The worst part is that every month, if not every week, I hear of yet another company who signs on the dotted line with one of these vendors offering “unbelievable” deals that “can’t be matched” — and, even worse, the company is one that should know better (because there are success stories that illustrate it understands many of the precepts of good supply management). Especially when it’s so easy-peasy to determine if a bid is reasonable or not.

It’s easy to determine a reasonable range for a (bundled) technology platform (and /) or service. All you have to do is build a should cost model. Let’s say you’re buying a SaaS e-Procurement platform and want regular project management support, best-practice training, and custom integration to your in-house technology platform. Then you know the vendor will have, at least, the following costs:

  • Platform Delivery & Maintenance
  • Account & Project Management Personnel
  • Development Personnel

If the SaaS license will require 1/50th of their data centre resources, then the base overhead to support you will be 1/50th of their data centre and support team costs. If you require about 20 hours a week of account and project management support and training, then you will require half of a senior resource who has expertise in your industry and categories. If the custom integration is expected to take two man years, than you will need the equivalent of two developers on the vendor’s staff dedicated to you.
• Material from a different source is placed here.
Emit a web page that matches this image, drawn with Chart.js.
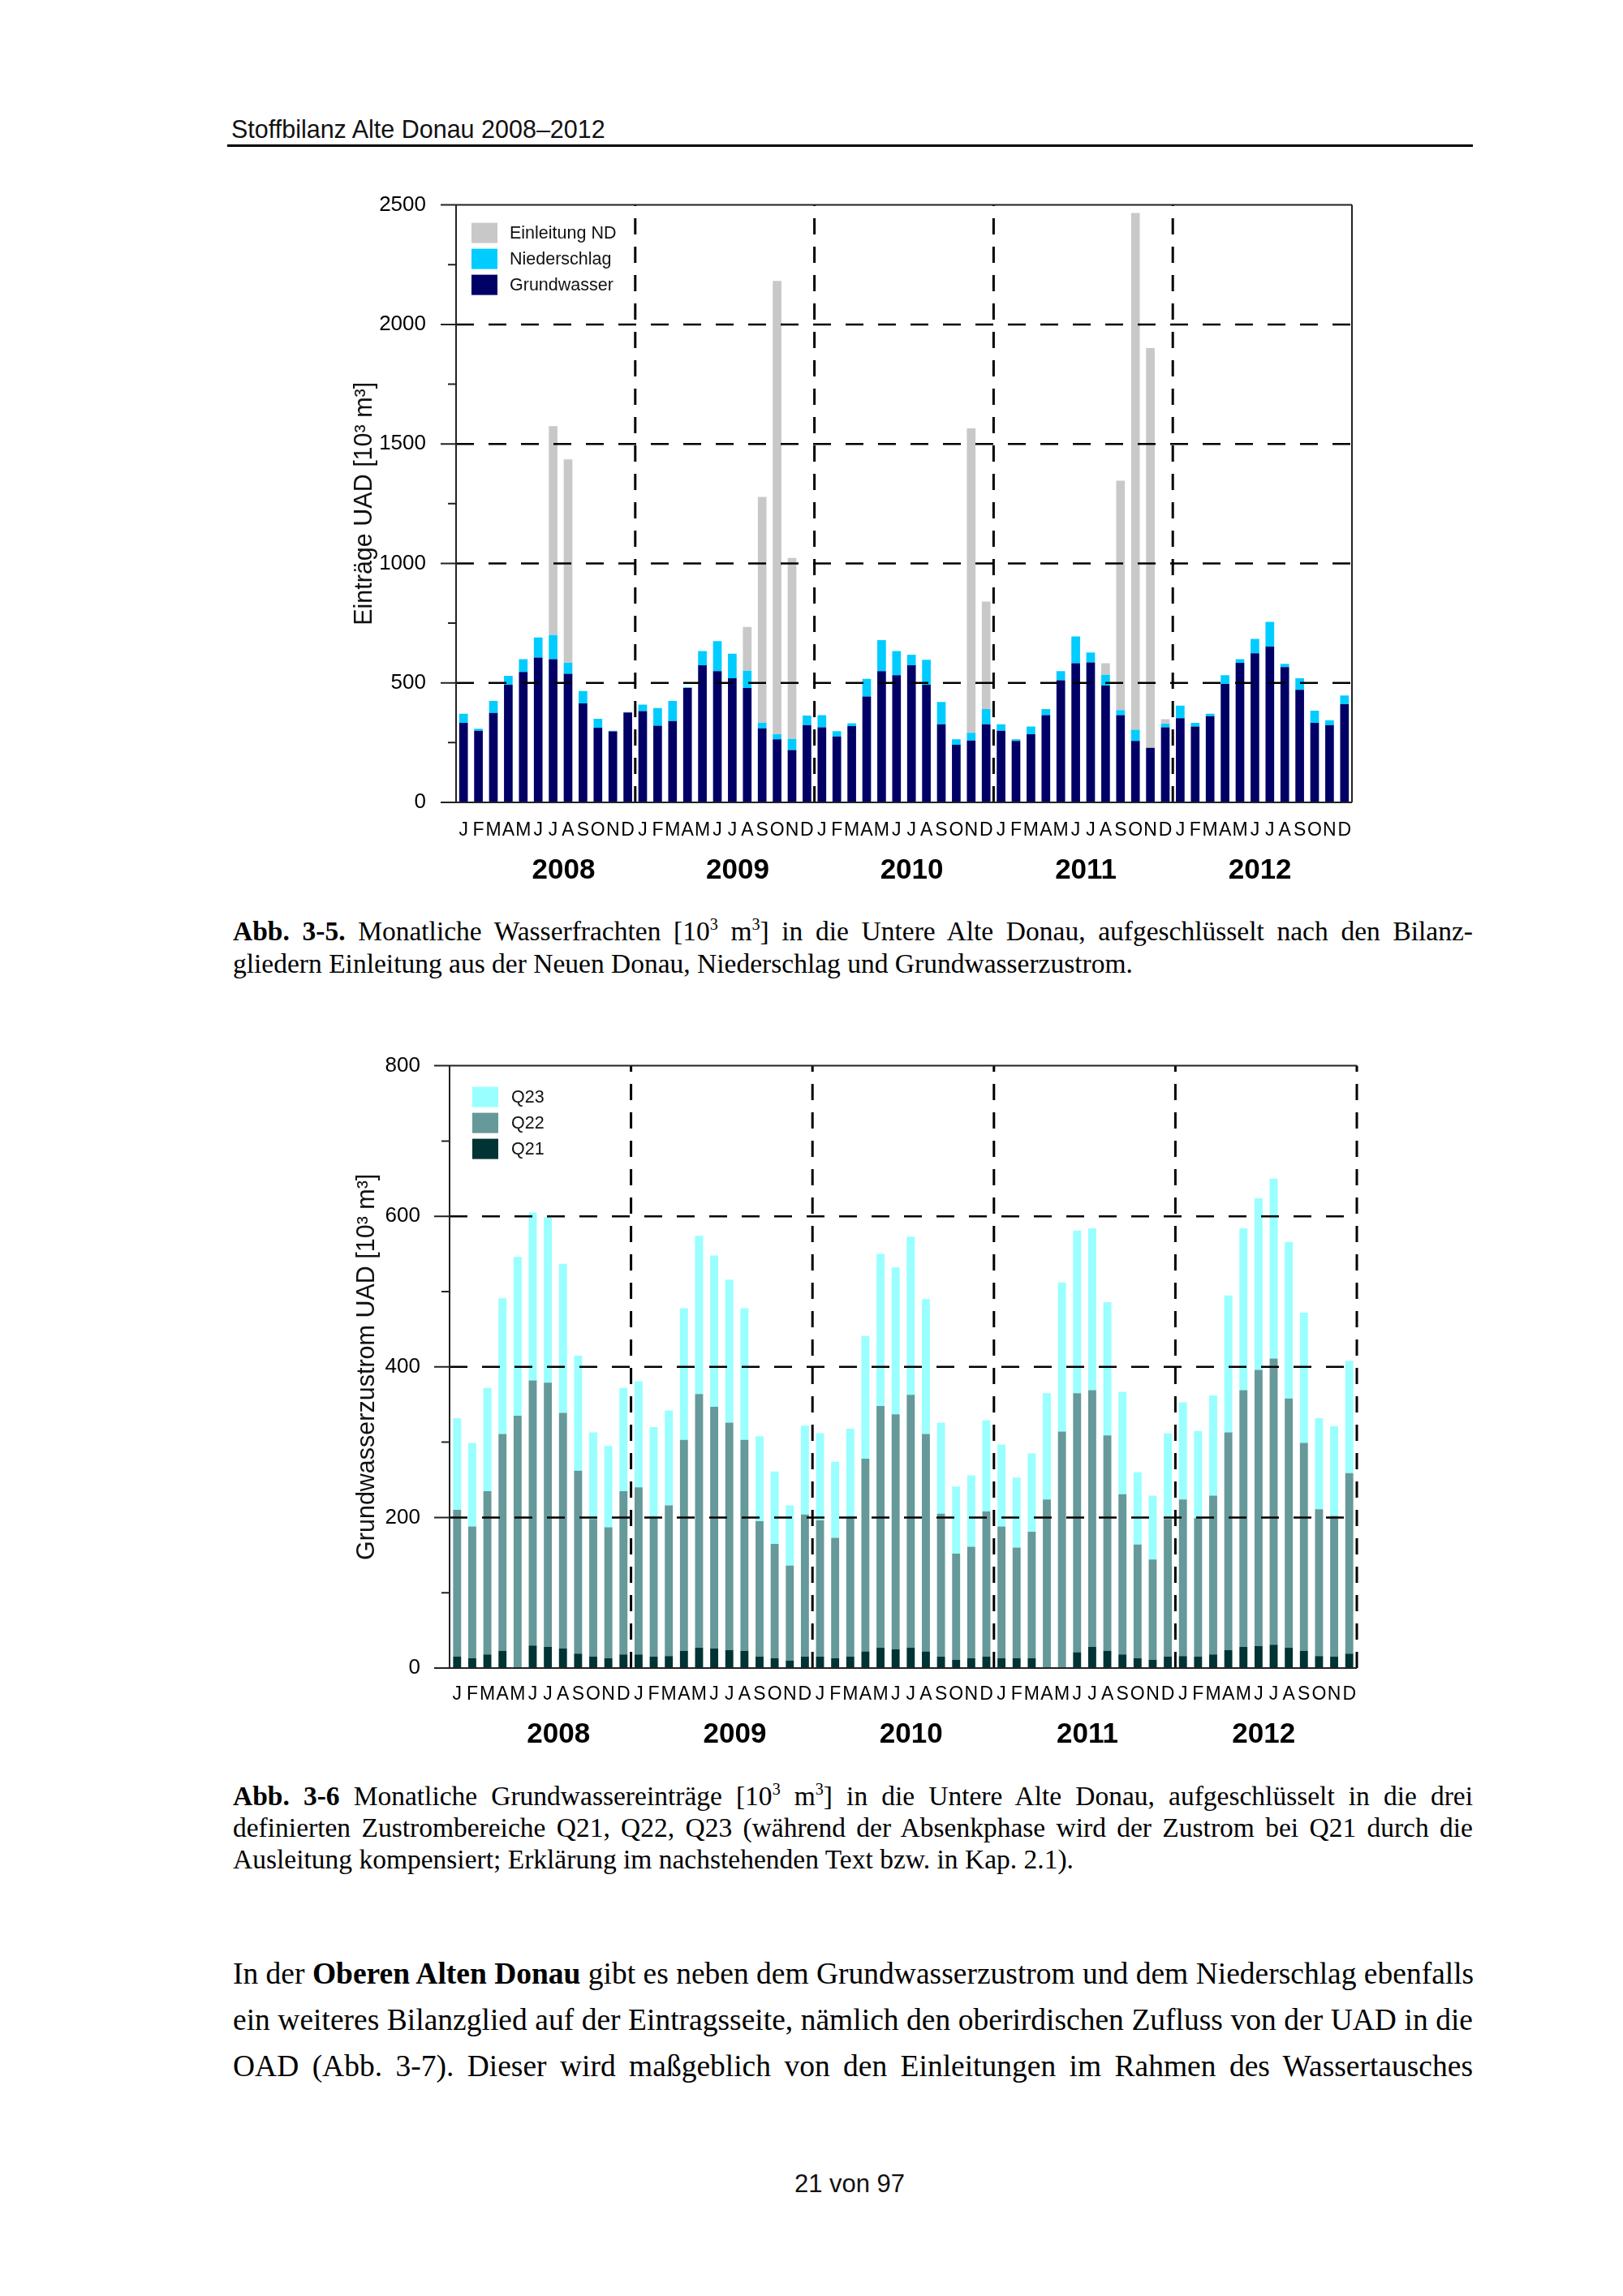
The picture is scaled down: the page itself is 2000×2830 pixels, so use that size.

Now, if the average cost to maintain a small data centre, or rent part of a data centre, that will support 50 similar-sized enterprise clients is 3M, then you can quickly estimate that it will cost the vendor 60K (+- 10K for a margin of error) just to have you on the books, before it lifts a finger. If the senior resource required to support you on your projects is a 120K to 150K resource, then it will cost the vendor 60K to 75K to dedicate this resource to you half of the time. And if the average developer with the necessary skills is going for 70K to 90K, that’s another 140K to 180K that the vendor needs to outlay to support you. Then, there’s the vendor’s cost of sale, which, depending on commissions structures and expenses, is probably in the 15% to 25% range, and the need for the vendor to make a fair profit, say 10% to 15%, to keep investors happy. If you add it all up, you get:

Cost $ Range
Platform Delivery & Maintenance 050K to 070K
Account & Project Management Personnel 060K to 075K
Development Personnel 140K to 180K
Subtotal 250K to 325K
Cost of Sale 040K to 070K
Profit 025K to 050K
Total 315K to 445K

This tells you that any bids you get in and around the 315K to 445K range are reasonable, that if you get any bids that are more than 600K, the vendor either doesn’t understand what you want or is trying to rip you off (up front), and that if you get any bids less than 250K, either the vendor is planning to not support you to the level you need to be supported, the vendor is planning to make it up later with “change fees” and “service fees” when you’re locked in to a long term contract and held captive, or the vendor is looking to make a poster child out of you and take unfair advantage of the relationship (and then leave you holding the empty bag if things go south).

Regardless of why the vendor gave you the unbelievable bid, one thing is clear. If you accept it, you will get screwed.